Aqui em Detroit não há muitos cinemas. Os famosos multiplexes ficam mais nos shoppings dos subúrbios, e impressiona como a programação deles é uniforme: só o circuitão comercial! Assim, fomos ver “Sicko” num cinema que não é bem um cinema. É mais um bar, com ingressos a 2 dólares. O pessoal bebe, assiste ao filme, e não conversa com o amigo ou atende celular. A única desvantagem é que todo mundo fuma, argh! De qualquer modo, é incrível o timing do documentário na nossa vida pessoal. Sabe qual foi nossa maior dor de cabeça ao chegar nos EUA? Contratar um plano de saúde, um pré-requisito do governo americano pra estudante estrangeiro poder permanecer no país. A universidade queria nos cobrar os olhos da cara por um plano. Após muita pesquisa, encontrei outro um pouco menos caro. Mas sei muito bem que, se tiver que contar com assistência, vou sofrer pra tê-la.

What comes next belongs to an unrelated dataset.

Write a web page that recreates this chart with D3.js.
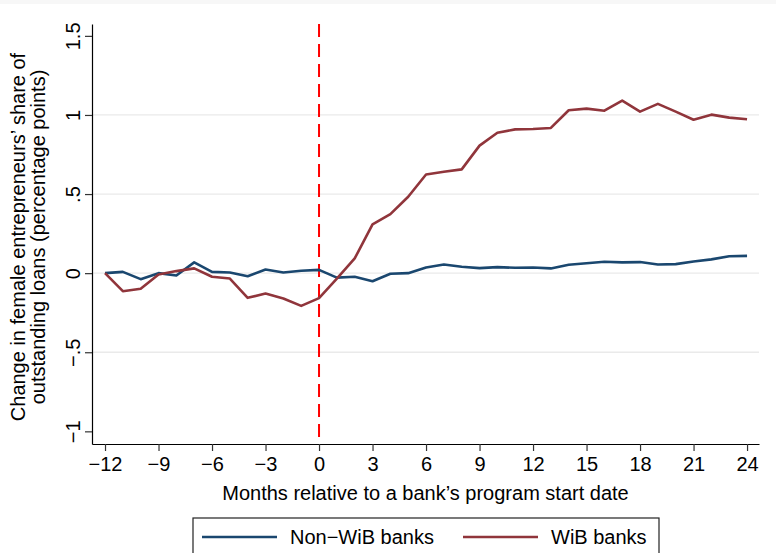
<!DOCTYPE html>
<html>
<head>
<meta charset="utf-8">
<script src="https://cdn.jsdelivr.net/npm/d3@7"></script>
<style>
  html, body { margin: 0; padding: 0; background: #fff; }
  svg { display: block; font-family: "Liberation Sans", Arial, Helvetica, sans-serif; }
</style>
</head>
<body>
<svg id="chart" width="776" height="553"></svg>
<script>
const months = [-12,-11,-10,-9,-8,-7,-6,-5,-4,-3,-2,-1,0,1,2,3,4,5,6,7,8,9,10,11,12,13,14,15,16,17,18,19,20,21,22,23,24];
const nonWiB = [0, 0.008, -0.038, 0, -0.015, 0.068, 0.008, 0.004, -0.019, 0.023, 0.004, 0.015, 0.021,
  -0.028, -0.023, -0.051, -0.004, 0, 0.036, 0.055, 0.04, 0.032, 0.038, 0.034, 0.036, 0.03,
  0.053, 0.063, 0.072, 0.068, 0.07, 0.055, 0.057, 0.074, 0.087, 0.107, 0.109];
const wib = [0, -0.114, -0.099, -0.008, 0.013, 0.03, -0.023, -0.034, -0.156, -0.129, -0.16, -0.207, -0.158,
  -0.035, 0.093, 0.308, 0.373, 0.483, 0.624, 0.641, 0.656, 0.806, 0.888, 0.909, 0.911, 0.918,
  1.03, 1.04, 1.027, 1.091, 1.021, 1.07, 1.021, 0.97, 1.002, 0.983, 0.973];
const xTicks = [-12,-9,-6,-3,0,3,6,9,12,15,18,21,24];
const yTicks = [-1,-0.5,0,0.5,1,1.5];
const yTickLabels = ["\u22121","\u2212.5","0",".5","1","1.5"];
const gridValues = [-0.5,0,0.5,1];
const seriesNames = ["Non\u2212WiB banks","WiB banks"];
const seriesColors = ["#1a476f","#90353b"];
const xTitle = "Months relative to a bank\u2019s program start date";
const yTitle = ["Change in female entrepreneurs\u2019 share of","outstanding loans (percentage points)"];
const eventMonth = 0;

const svg = d3.select("#chart");
const FS = 20;

svg.append("rect").attr("x",0).attr("y",0).attr("width",776).attr("height",4).attr("fill","#f7f7f7");

const x = d3.scaleLinear().domain([-12.73, 24.67]).range([92, 759]);
const y = d3.scaleLinear().domain([-1.08, 1.575]).range([444, 24]);

// gridlines
svg.append("g").selectAll("line").data(gridValues).join("line")
  .attr("x1", x.range()[0]).attr("x2", x.range()[1])
  .attr("y1", d => y(d)).attr("y2", d => y(d))
  .attr("stroke", "#eaeaea").attr("stroke-width", 1.3);

// x axis
const gx = svg.append("g").attr("transform", `translate(0,${y.range()[0]})`)
  .call(d3.axisBottom(x).tickValues(xTicks).tickSize(7).tickSizeOuter(0)
    .tickFormat(d => d < 0 ? "\u2212" + Math.abs(d) : String(d)));
gx.select(".domain").attr("stroke", "#000").attr("stroke-width", 1.2);
gx.selectAll(".tick line").attr("stroke", "#333").attr("stroke-width", 1.2);
gx.selectAll(".tick text").attr("y", 27).attr("dy", null)
  .attr("font-size", FS).attr("fill", "#000").attr("font-family", "Liberation Sans, Arial, sans-serif");

// y axis
const gy = svg.append("g").attr("transform", `translate(${x.range()[0]},0)`)
  .call(d3.axisLeft(y).tickValues(yTicks).tickSize(7).tickSizeOuter(0)
    .tickFormat((d, i) => yTickLabels[i]));
gy.select(".domain").attr("stroke", "#000").attr("stroke-width", 1.2);
gy.selectAll(".tick line").attr("stroke", "#333").attr("stroke-width", 1.2);
gy.selectAll(".tick text")
  .attr("x", 0).attr("y", 0).attr("dy", null)
  .attr("text-anchor", "middle")
  .attr("transform", "translate(-12,0) rotate(-90)")
  .attr("font-size", FS).attr("fill", "#000").attr("font-family", "Liberation Sans, Arial, sans-serif");

// event line
svg.append("line")
  .attr("x1", x(eventMonth)).attr("x2", x(eventMonth))
  .attr("y1", y.range()[1]).attr("y2", y.range()[0])
  .attr("stroke", "#ff0000").attr("stroke-width", 2).attr("stroke-dasharray", "13,7");

// series
const line = d3.line().x((d, i) => x(months[i])).y(d => y(d));
[nonWiB, wib].forEach((s, k) => {
  svg.append("path").datum(s).attr("d", line)
    .attr("fill", "none").attr("stroke", seriesColors[k]).attr("stroke-width", 2.6)
    .attr("stroke-linejoin", "round");
});

// axis titles
svg.append("text").attr("x", (x.range()[0] + x.range()[1]) / 2).attr("y", 500)
  .attr("text-anchor", "middle").attr("font-size", FS).attr("fill", "#000").text(xTitle);
const yc = (y.range()[0] + y.range()[1]) / 2 + 3;
yTitle.forEach((t, i) => {
  svg.append("text").attr("transform", `translate(${25 + i * 20},${yc}) rotate(-90)`)
    .attr("text-anchor", "middle").attr("font-size", FS).attr("fill", "#000").text(t);
});

// legend
const lg = svg.append("g");
lg.append("rect").attr("x", 193).attr("y", 518).attr("width", 466).attr("height", 60)
  .attr("fill", "#fff").attr("stroke", "#222").attr("stroke-width", 1.2);
const legX = [202, 463];
seriesNames.forEach((n, k) => {
  lg.append("line").attr("x1", legX[k]).attr("x2", legX[k] + 75).attr("y1", 537).attr("y2", 537)
    .attr("stroke", seriesColors[k]).attr("stroke-width", 2.6);
  lg.append("text").attr("x", legX[k] + 88).attr("y", 544).attr("font-size", FS).attr("fill", "#000").text(n);
});
</script>
</body>
</html>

Este documentário do grande Michael Moore (dos excelentes “Roger e Eu”, “Tiros em Columbine” e “Fahrenheit 11 de Setembro”) conta que cinquenta milhões de americanos não têm plano de saúde. Isso é o quê, um em cada seis? E os que têm não estão em situação muito melhor, pois dependem exclusivamente de empresas privadas, que visam o lucro em primeiro lugar.

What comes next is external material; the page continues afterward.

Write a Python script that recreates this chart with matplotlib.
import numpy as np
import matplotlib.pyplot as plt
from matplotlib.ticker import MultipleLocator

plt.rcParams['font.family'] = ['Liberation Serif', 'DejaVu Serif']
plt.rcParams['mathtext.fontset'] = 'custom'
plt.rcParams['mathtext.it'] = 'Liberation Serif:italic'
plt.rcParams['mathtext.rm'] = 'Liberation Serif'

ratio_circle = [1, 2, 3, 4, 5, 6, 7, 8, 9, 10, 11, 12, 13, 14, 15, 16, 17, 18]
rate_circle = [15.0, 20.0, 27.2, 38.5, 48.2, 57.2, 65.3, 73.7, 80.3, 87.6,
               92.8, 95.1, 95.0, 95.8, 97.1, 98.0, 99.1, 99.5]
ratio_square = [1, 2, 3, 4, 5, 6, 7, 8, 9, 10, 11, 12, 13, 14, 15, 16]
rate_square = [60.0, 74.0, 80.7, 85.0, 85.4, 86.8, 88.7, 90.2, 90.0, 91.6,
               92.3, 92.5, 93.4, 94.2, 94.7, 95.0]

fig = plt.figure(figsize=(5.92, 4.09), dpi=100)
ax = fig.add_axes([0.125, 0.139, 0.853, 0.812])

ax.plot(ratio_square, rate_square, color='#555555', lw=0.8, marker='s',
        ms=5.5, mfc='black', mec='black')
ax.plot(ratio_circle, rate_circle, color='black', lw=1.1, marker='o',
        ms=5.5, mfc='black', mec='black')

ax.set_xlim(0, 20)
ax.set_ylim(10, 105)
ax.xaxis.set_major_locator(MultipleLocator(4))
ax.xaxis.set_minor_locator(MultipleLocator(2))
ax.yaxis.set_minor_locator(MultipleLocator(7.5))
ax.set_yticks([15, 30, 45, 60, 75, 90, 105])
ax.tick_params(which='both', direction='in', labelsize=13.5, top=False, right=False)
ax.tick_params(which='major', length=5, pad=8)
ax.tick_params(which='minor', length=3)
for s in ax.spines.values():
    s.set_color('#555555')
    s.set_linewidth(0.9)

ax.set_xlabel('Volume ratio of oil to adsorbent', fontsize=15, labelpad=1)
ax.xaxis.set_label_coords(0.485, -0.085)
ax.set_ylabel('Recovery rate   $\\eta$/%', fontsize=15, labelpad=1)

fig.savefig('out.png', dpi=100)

O filme narra inúmeros casos escabrosos. Uma mulher que trabalha num hospital e tem plano de saúde pra toda a família não consegue tratamento pro seu marido com câncer. Outra que também tem cobertura através da empresa em que trabalha vê sua filha morrer, porque a companhia arranja uma desculpa pra não arcar com o prejuízo. Um casal com plano de saúde, que até tinha uma boa vida, precisa viver de favor na casa dos filhos após ir à falência ao pagar os impostos do plano. Um cara perde dois dedos e precisa escolher qual dos dois quer costurar de volta: o do meio, que vai sair por 60 mil dólares, ou o anular, por módicos 12 mil. E por aí vai. Mas o mais chocante, e também o que ganhou maior publicidade, é o dos heróis das Torres Gêmeas. Como esses bombeiros não têm direito à tratamento, Michael leva alguns pra Guantanamo, onde os militares americanos afirmam que as instalações hospitalares são de primeira. A hora em que ele põe a bandeirinha americana no barco é de fina ironia. Já que Guantanamo não os aceita, Michael os leva pra Cuba. Lá eles são super bem atendidos, e de graça (o documentário se perde um pouco em seguida e foge do tema ao mostrar bombeiros cubanos homenageando os americanos. Mas aí já estamos no fim. O pedacinho que eu não gosto vem antes: expatriados ianques falando sobre suas vidas em Paris).
Há também vários momentos preciosos, e o humor típico do Michael, como na hora em que ele mostra uma americana cruzando a fronteira pro Canadá pra tentar atendimento lá, e justifica: “Somos americanos. Quando a gente precisa pegar alguma coisa num outro país, a gente invade”. É difícil de acreditar, mas existe realmente americano se casando com canadense só pra conseguir assistência médica. Tem até um site pra isso, hook a canook. Mas talvez meu momento preferido seja quando o Michael tá na França, correndo atrás de algum vestígio que indique que as pessoas precisam, sim, pagar algo num hospital público, e ele encontra um caixa. Ahá! Pra quê serve um caixa, se é tudo grátis? É que o governo francês dá dinheiro pro paciente gastar com transporte na volta pra casa...
O documentário é um tratado defendendo os ideais da esquerda, e tem mais é que ser provocativo. À certa altura Michael inclui imagens de uma Inglaterra em frangalhos, após a Segunda Guerra, e a decisão de reconstruir o país com assistência médica gratuita para todos. Um ex-membro do Parlamento fala de democracia, e diz que, se um país pode pagar seus cidadãos para matar pessoas em guerras, pode perfeitamente bem pagar saúde e educação. É uma questão de priorizar as necessidades. E não resta dúvida que a prioridade do Bush é o “combate ao terrorismo” (bota aspas nisso).
Claro que o Brasil não é nenhum modelo de sistema de saúde gratuito, mas não é essa a discussão. Os EUA são o país mais rico do mundo, um verdadeiro império. O Brasil é um país pobre. E, ainda assim, eu e o maridão, que não pagamos plano de saúde privado, temos acesso a um SUS bem razoável quando precisamos (se não morássemos em Joinville seria diferente, eu sei). Eu já imaginava, mas depois de ver “Sicko”, tenho certeza: se eu ficar doente, prefiro o SUS de Joinville ao plano de saúde que comprei aqui.